::: Information provided :::
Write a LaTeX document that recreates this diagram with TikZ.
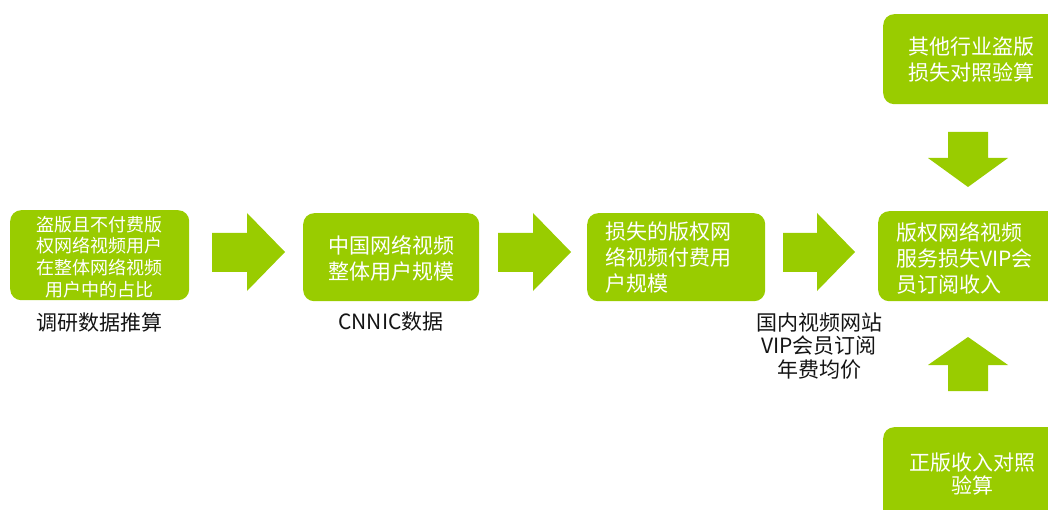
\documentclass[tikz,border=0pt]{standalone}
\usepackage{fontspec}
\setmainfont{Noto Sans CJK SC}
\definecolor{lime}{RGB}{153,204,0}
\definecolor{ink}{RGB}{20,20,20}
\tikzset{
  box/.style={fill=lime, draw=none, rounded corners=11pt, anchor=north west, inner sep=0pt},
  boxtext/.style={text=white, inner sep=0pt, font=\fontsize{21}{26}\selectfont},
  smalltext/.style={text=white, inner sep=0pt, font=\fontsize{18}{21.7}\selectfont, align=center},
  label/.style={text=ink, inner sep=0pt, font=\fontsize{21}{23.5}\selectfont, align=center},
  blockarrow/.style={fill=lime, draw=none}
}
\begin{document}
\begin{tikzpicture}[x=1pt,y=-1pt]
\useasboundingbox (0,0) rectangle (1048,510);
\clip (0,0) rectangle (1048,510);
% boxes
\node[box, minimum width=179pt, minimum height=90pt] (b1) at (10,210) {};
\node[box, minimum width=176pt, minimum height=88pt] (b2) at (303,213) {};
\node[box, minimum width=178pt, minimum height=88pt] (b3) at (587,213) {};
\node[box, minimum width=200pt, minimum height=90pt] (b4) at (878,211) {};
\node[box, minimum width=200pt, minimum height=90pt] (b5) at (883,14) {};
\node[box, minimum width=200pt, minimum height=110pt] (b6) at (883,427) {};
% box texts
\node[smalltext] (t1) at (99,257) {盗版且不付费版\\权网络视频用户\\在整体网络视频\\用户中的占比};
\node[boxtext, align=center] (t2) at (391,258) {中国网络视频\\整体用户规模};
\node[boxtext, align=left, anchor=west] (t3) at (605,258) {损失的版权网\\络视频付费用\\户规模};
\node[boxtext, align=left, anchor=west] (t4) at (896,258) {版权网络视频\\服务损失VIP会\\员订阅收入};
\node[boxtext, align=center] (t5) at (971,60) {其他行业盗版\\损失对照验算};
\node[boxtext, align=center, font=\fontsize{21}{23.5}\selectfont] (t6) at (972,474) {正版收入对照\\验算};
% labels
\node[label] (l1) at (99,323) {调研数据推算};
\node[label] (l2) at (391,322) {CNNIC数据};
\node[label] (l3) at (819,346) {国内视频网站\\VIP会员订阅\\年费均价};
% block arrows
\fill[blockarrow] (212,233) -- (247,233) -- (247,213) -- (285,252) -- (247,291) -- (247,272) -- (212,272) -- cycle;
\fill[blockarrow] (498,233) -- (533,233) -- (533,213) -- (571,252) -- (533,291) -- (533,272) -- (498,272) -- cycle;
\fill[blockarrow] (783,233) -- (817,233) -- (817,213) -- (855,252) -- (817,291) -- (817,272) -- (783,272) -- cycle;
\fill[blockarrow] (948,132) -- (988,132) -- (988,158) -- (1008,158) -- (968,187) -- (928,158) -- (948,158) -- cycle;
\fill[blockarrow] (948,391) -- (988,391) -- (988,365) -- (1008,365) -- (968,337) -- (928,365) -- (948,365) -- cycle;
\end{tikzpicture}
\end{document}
:::
Task: Reproduce the listing exactly. Leave its pictures out.

Reply:
Write a LaTeX document that recreates this diagram with TikZ.
\documentclass[tikz,border=0pt]{standalone}
\usepackage{fontspec}
\setmainfont{Noto Sans CJK SC}
\definecolor{lime}{RGB}{153,204,0}
\definecolor{ink}{RGB}{20,20,20}
\tikzset{
  box/.style={fill=lime, draw=none, rounded corners=11pt, anchor=north west, inner sep=0pt},
  boxtext/.style={text=white, inner sep=0pt, font=\fontsize{21}{26}\selectfont},
  smalltext/.style={text=white, inner sep=0pt, font=\fontsize{18}{21.7}\selectfont, align=center},
  label/.style={text=ink, inner sep=0pt, font=\fontsize{21}{23.5}\selectfont, align=center},
  blockarrow/.style={fill=lime, draw=none}
}
\begin{document}
\begin{tikzpicture}[x=1pt,y=-1pt]
\useasboundingbox (0,0) rectangle (1048,510);
\clip (0,0) rectangle (1048,510);
% boxes
\node[box, minimum width=179pt, minimum height=90pt] (b1) at (10,210) {};
\node[box, minimum width=176pt, minimum height=88pt] (b2) at (303,213) {};
\node[box, minimum width=178pt, minimum height=88pt] (b3) at (587,213) {};
\node[box, minimum width=200pt, minimum height=90pt] (b4) at (878,211) {};
\node[box, minimum width=200pt, minimum height=90pt] (b5) at (883,14) {};
\node[box, minimum width=200pt, minimum height=110pt] (b6) at (883,427) {};
% box texts
\node[smalltext] (t1) at (99,257) {盗版且不付费版\\权网络视频用户\\在整体网络视频\\用户中的占比};
\node[boxtext, align=center] (t2) at (391,258) {中国网络视频\\整体用户规模};
\node[boxtext, align=left, anchor=west] (t3) at (605,258) {损失的版权网\\络视频付费用\\户规模};
\node[boxtext, align=left, anchor=west] (t4) at (896,258) {版权网络视频\\服务损失VIP会\\员订阅收入};
\node[boxtext, align=center] (t5) at (971,60) {其他行业盗版\\损失对照验算};
\node[boxtext, align=center, font=\fontsize{21}{23.5}\selectfont] (t6) at (972,474) {正版收入对照\\验算};
% labels
\node[label] (l1) at (99,323) {调研数据推算};
\node[label] (l2) at (391,322) {CNNIC数据};
\node[label] (l3) at (819,346) {国内视频网站\\VIP会员订阅\\年费均价};
% block arrows
\fill[blockarrow] (212,233) -- (247,233) -- (247,213) -- (285,252) -- (247,291) -- (247,272) -- (212,272) -- cycle;
\fill[blockarrow] (498,233) -- (533,233) -- (533,213) -- (571,252) -- (533,291) -- (533,272) -- (498,272) -- cycle;
\fill[blockarrow] (783,233) -- (817,233) -- (817,213) -- (855,252) -- (817,291) -- (817,272) -- (783,272) -- cycle;
\fill[blockarrow] (948,132) -- (988,132) -- (988,158) -- (1008,158) -- (968,187) -- (928,158) -- (948,158) -- cycle;
\fill[blockarrow] (948,391) -- (988,391) -- (988,365) -- (1008,365) -- (968,337) -- (928,365) -- (948,365) -- cycle;
\end{tikzpicture}
\end{document}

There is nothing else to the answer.